US 11,783,182 B2
Asynchronous deep reinforcement learning
Volodymyr Mnih, Toronto (CA); Adrià Puigdomènech Badia, London (GB); Alexander Benjamin Graves, London (GB); Timothy James Alexander Harley, London (GB); David Silver, Hitchin (GB); and Koray Kavukcuoglu, London (GB)
Assigned to DeepMind Technologies Limited, London (GB)
Filed by DeepMind Technologies Limited, London (GB)
Filed on Feb. 8, 2021, as Appl. No. 17/170,316.
Application 17/170,316 is a continuation of application No. 16/403,388, filed on May 3, 2019, granted, now 11,334,792.
Application 16/403,388 is a continuation of application No. 15/977,923, filed on May 11, 2018, granted, now 10,346,741, issued on Jul. 9, 2019.
Application 15/977,923 is a continuation of application No. 15/349,950, filed on Nov. 11, 2016, granted, now 10,936,946.
Claims priority of provisional application 62/254,701, filed on Nov. 12, 2015.
Prior Publication US 2021/0166127 A1, Jun. 3, 2021
Int. Cl.
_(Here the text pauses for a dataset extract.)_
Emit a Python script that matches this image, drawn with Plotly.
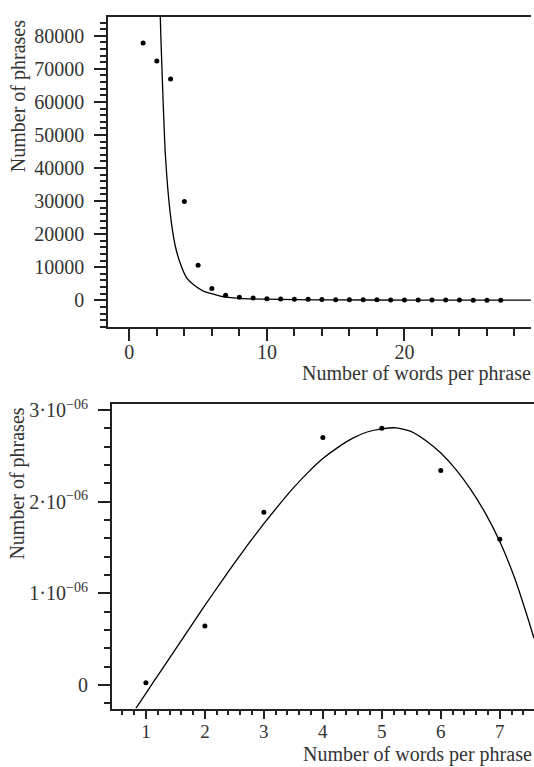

G06N 3/08 (2023.01); G06N 3/045 (2023.01); G06N 3/04 (2023.01)
CPC G06N 3/08 (2013.01) [G06N 3/04 (2013.01); G06N 3/045 (2023.01)] 20 Claims
OG exemplary drawing
 
1. A method of training a deep neural network having a plurality of parameters that is used to select actions to be performed by an agent that interacts with an environment by performing actions selected from a predetermined set of actions, the method comprising:
using a plurality of workers to generate training data for training the parameters of the deep neural network;
wherein for each worker:
the worker is configured to operate independently of each other worker;
the worker is associated with a respective actor that interacts with a respective replica of the environment in accordance with a respective exploration policy;
the exploration policy is parameterized by a set of exploration policy parameters, wherein values of the exploration policy parameters are specific to the worker and are different from values of exploration policy parameters of each of one or more other workers of the plurality of workers; and
wherein each worker is configured to generate training data by repeatedly performing operations comprising:
determining current values of the parameters of the deep neural network;
receiving a current observation characterizing a current state of the environment replica interacted with by the actor associated with the worker;
selecting a current action to be performed by the actor associated with the worker in response to the current observation in accordance with the exploration policy for the worker and using one or more outputs generated by the deep neural network in accordance with the current values of the parameters of the deep neural network;
identifying an actual reward resulting from the actor performing the current action when the environment replica is in the current state;
receiving a next observation characterizing a next state of the environment replica interacted with by the actor, wherein the environment replica transitioned into the next state from the current state in response to the actor performing the current action; and
adding the current action, the actual reward, and the next observation to the training data generated by the worker;
applying a reinforcement learning technique to the training data generated by each of the plurality of workers to determine one or more current gradients; and
determining updated values of the parameters of the deep neural network using the current gradients.